King has been on Death Row for a quarter-century, convicted of murdering a Tarpon Springs retiree, Natalie Brady, and setting her house on fire to cover the crime. King has proclaimed his innocence, but he was hardly an innocent in 1977. He had been serving time at a work-release facility near Ms. Brady's home, and his clothes were bloody when a guard stopped him trying to enter the morning after the murder. King nearly killed the man, stabbing him two dozen times.
This week, King was just an hour from lethal injection when the governor granted a 30-day stay. One of the lawyers arguing on King's behalf was Barry Scheck, who was part of the O.J. Simpson defense team. Mr. Scheck is co-founder of the Innocence Project, which is affiliated with the Cardozo School of Law at Yeshiva University in New York. The group takes only cases in which post-conviction DNA testing might offer clear proof of innocence.
In this case, Mr. Scheck wants to run tests on hair samples and scrapings from under Ms. Brady's fingernails. Similar tests in 2001 were inconclusive, but Mr. Scheck believes that newer technology can determine whether the scrapings, presumably from efforts to fight off an attacker, are from someone other than King. In that event, Mr. Scheck told The Miami Herald, there would be "strong evidence of innocence." Gov.

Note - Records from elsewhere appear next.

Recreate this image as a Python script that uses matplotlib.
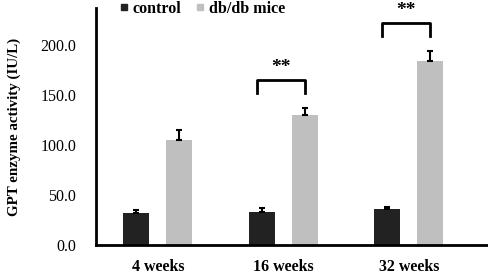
import numpy as np
import matplotlib
matplotlib.use("Agg")
import matplotlib.pyplot as plt
from matplotlib.lines import Line2D

# ── Data ──────────────────────────────────────────────────────────────────────
groups = ["4 weeks", "16 weeks", "32 weeks"]
control_mean = [32, 33, 36]
control_err = [3, 4, 2]
dbdb_mean = [105, 130, 184]
dbdb_err = [10, 7, 10]
sig_groups = [1, 2]           # groups with "**"
sig_labels = ["**", "**"]
yticks = [0, 50, 100, 150, 200]

plt.rcParams.update({
    "font.family": ["Liberation Serif", "DejaVu Serif"],
    "font.size": 11,
})

fig = plt.figure(figsize=(4.89, 2.75), dpi=100)
ax = fig.add_axes([0.196, 0.109, 0.804, 0.862])

x = np.arange(len(groups))
w = 0.207
off = 0.171
c_dark, c_grey = "#222222", "#bfbfbf"

ek = dict(ecolor="black", elinewidth=1.5, capsize=2.5, capthick=1.5)
ax.bar(x - off, control_mean, w, color=c_dark,
       yerr=[np.zeros(len(x)), control_err], error_kw=ek, zorder=2)
ax.bar(x + off, dbdb_mean, w, color=c_grey,
       yerr=[np.zeros(len(x)), dbdb_err], error_kw=ek, zorder=2)

# significance brackets
for g, lab in zip(sig_groups, sig_labels):
    top = dbdb_mean[g] + dbdb_err[g]
    y1 = top + 28
    y0 = y1 - 13
    ax.plot([g - off - 0.04, g - off - 0.04, g + off, g + off],
            [y0, y1, y1, y0], color="black", lw=2, clip_on=False)
    ax.text(g - 0.02, y1 + 4, lab, ha="center", va="bottom",
            fontsize=14, fontweight="bold", clip_on=False)

ax.set_xlim(-0.494, 2.64)
ax.set_ylim(0, 237)
ax.set_xticks(x)
ax.set_xticklabels(groups, fontweight="bold", fontsize=11.5)
ax.set_yticks(yticks)
ax.set_yticklabels([f"{v:.1f}" for v in yticks], fontsize=11.5)
ax.tick_params(axis="x", length=0, pad=10)
ax.tick_params(axis="y", length=0, pad=14)
for s in ["top", "right"]:
    ax.spines[s].set_visible(False)
for s in ["left", "bottom"]:
    ax.spines[s].set_linewidth(2)
ax.set_ylabel("GPT enzyme activity (IU/L)", fontweight="bold", fontsize=10.8,
              labelpad=14)

handles = [Line2D([], [], marker="s", ls="", color=c_dark, markersize=5),
           Line2D([], [], marker="s", ls="", color=c_grey, markersize=5)]
fig.legend(handles, ["control", "db/db mice"], loc="center left",
           bbox_to_anchor=(0.207, 0.968), ncol=2, frameon=False,
           handletextpad=0.05, columnspacing=0.7, handlelength=1.0,
           prop={"weight": "bold", "size": 11.5})

fig.savefig("out.png", dpi=100)
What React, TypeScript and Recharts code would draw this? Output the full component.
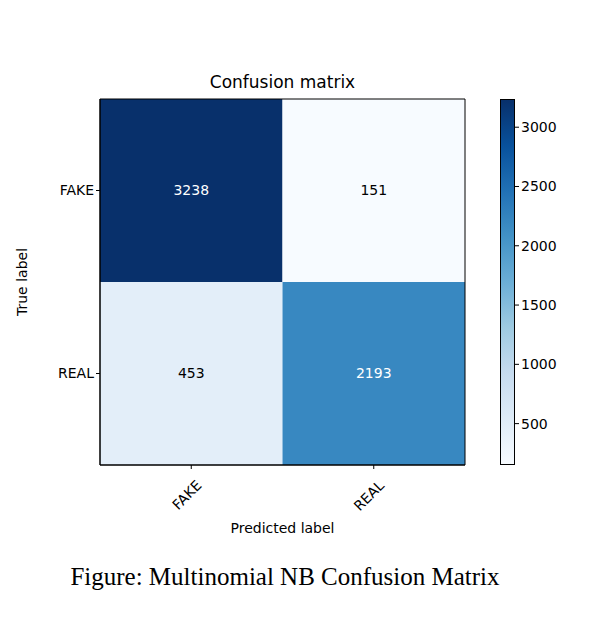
import { ComposedChart, XAxis, YAxis, ReferenceArea, Label } from "recharts";

const classes = ["FAKE", "REAL"];
// rows = true label, cols = predicted label
const counts = [
  [3238, 151],
  [453, 2193],
];
const colorbarTicks = [500, 1000, 1500, 2000, 2500, 3000];

const vmin = 151;
const vmax = 3238;

const blues = [
  "#f7fbff", "#deebf7", "#c6dbef", "#9ecae1", "#6baed6",
  "#4292c6", "#2171b5", "#08519c", "#08306b",
];

function hex(c: string) {
  return [1, 3, 5].map((i) => parseInt(c.slice(i, i + 2), 16));
}

function blueAt(t: number) {
  const s = Math.max(0, Math.min(1, t)) * (blues.length - 1);
  const i = Math.min(blues.length - 2, Math.floor(s));
  const f = s - i;
  const a = hex(blues[i]);
  const b = hex(blues[i + 1]);
  const m = a.map((v, k) => Math.round(v + (b[k] - v) * f));
  return `rgb(${m[0]},${m[1]},${m[2]})`;
}

const font = "DejaVu Sans, sans-serif";
const tickStyle = { fontSize: 14, fill: "#000", fontFamily: font };

function RotTick({ x, y, payload }: any) {
  return (
    <text
      x={x + 4}
      y={y + 8}
      transform={`rotate(-45 ${x + 4} ${y + 8})`}
      textAnchor="end"
      dominantBaseline="hanging"
      {...tickStyle}
    >
      {classes[payload.value]}
    </text>
  );
}

export default function App() {
  const cells = counts.flatMap((row, i) =>
    row.map((v, j) => ({ i, j, v, t: (v - vmin) / (vmax - vmin) }))
  );
  const gradient = `linear-gradient(to top, ${blues.join(", ")})`;
  return (
    <div style={{ position: "relative", width: 590, height: 624, margin: -8, background: "#fff", fontFamily: font }}>
      <div style={{ position: "absolute", left: 100, top: 72, width: 365, textAlign: "center", fontSize: 17 }}>
        Confusion matrix
      </div>
      <div style={{ position: "absolute", left: 0, top: 0 }}>
        <ComposedChart width={480} height={540} margin={{ top: 99, right: 15, bottom: 15, left: 0 }}>
          <XAxis
            type="number"
            dataKey="x"
            domain={[-0.5, 1.5]}
            ticks={[0, 1]}
            tick={<RotTick />}
            tickLine={{ stroke: "#000" }}
            tickSize={4}
            axisLine={{ stroke: "#000" }}
            height={60}
            allowDataOverflow
          >
            <Label value="Predicted label" position="insideBottom" offset={-8} style={{ ...tickStyle }} />
          </XAxis>
          <YAxis
            type="number"
            dataKey="y"
            domain={[-0.5, 1.5]}
            reversed
            ticks={[0, 1]}
            tickFormatter={(v: number) => classes[v]}
            tick={tickStyle}
            tickLine={{ stroke: "#000" }}
            tickSize={4}
            axisLine={{ stroke: "#000" }}
            width={100}
            allowDataOverflow
          >
            <Label value="True label" angle={-90} position="insideLeft" offset={22} style={{ ...tickStyle, textAnchor: "middle" }} />
          </YAxis>
          {cells.map((c) => (
            <ReferenceArea
              key={`${c.i}-${c.j}`}
              x1={c.j - 0.5}
              x2={c.j + 0.5}
              y1={c.i - 0.5}
              y2={c.i + 0.5}
              fill={blueAt(c.t)}
              fillOpacity={1}
              stroke="none"
              ifOverflow="visible"
            >
              <Label value={String(c.v)} position="center" style={{ ...tickStyle, fill: c.t > 0.5 ? "#fff" : "#000" }} />
            </ReferenceArea>
          ))}
          <ReferenceArea x1={-0.5} x2={1.5} y1={-0.5} y2={1.5} fill="none" stroke="#000" strokeWidth={1} ifOverflow="visible" />
        </ComposedChart>
      </div>
      <div style={{ position: "absolute", left: 500, top: 99, width: 15, height: 366, background: gradient, boxSizing: "border-box", border: "1px solid #000" }} />
      <div style={{ position: "absolute", left: 500, top: 0 }}>
        <ComposedChart width={80} height={480} margin={{ top: 99, right: 0, bottom: 15, left: 0 }}>
          <XAxis type="number" dataKey="x" domain={[0, 1]} hide height={0} />
          <YAxis
            type="number"
            dataKey="y"
            orientation="right"
            domain={[vmin, vmax]}
            ticks={colorbarTicks}
            tick={tickStyle}
            tickLine={{ stroke: "#000" }}
            tickSize={4}
            axisLine={false}
            width={65}
            allowDataOverflow
          />
        </ComposedChart>
      </div>
      <div style={{ position: "absolute", left: 0, top: 563, width: 570, textAlign: "center", fontFamily: "Liberation Serif, serif", fontSize: 25 }}>
        Figure: Multinomial NB Confusion Matrix
      </div>
    </div>
  );
}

Bush called the delay "wholly appropriate."
There's no way to calculate how much the state has spent over the past 25 years defending King's sentence. Almost certainly, the amount is far less than it would have cost just to keep him in prison. If DNA tests point to another possible killer, that meter will start running again. For the victim's relatives, there is the emotional toll of gearing up for an execution, then backing away.
For the state, there is the reality that in some instances, the reasonable-doubt standard for conviction isn't enough when it comes to capital punishment. If King is executed, there will be other cases with questions. Florida leads the nation in releases from Death Row. Rather than raise the credibility of capital punishment, time and technology are lowering it.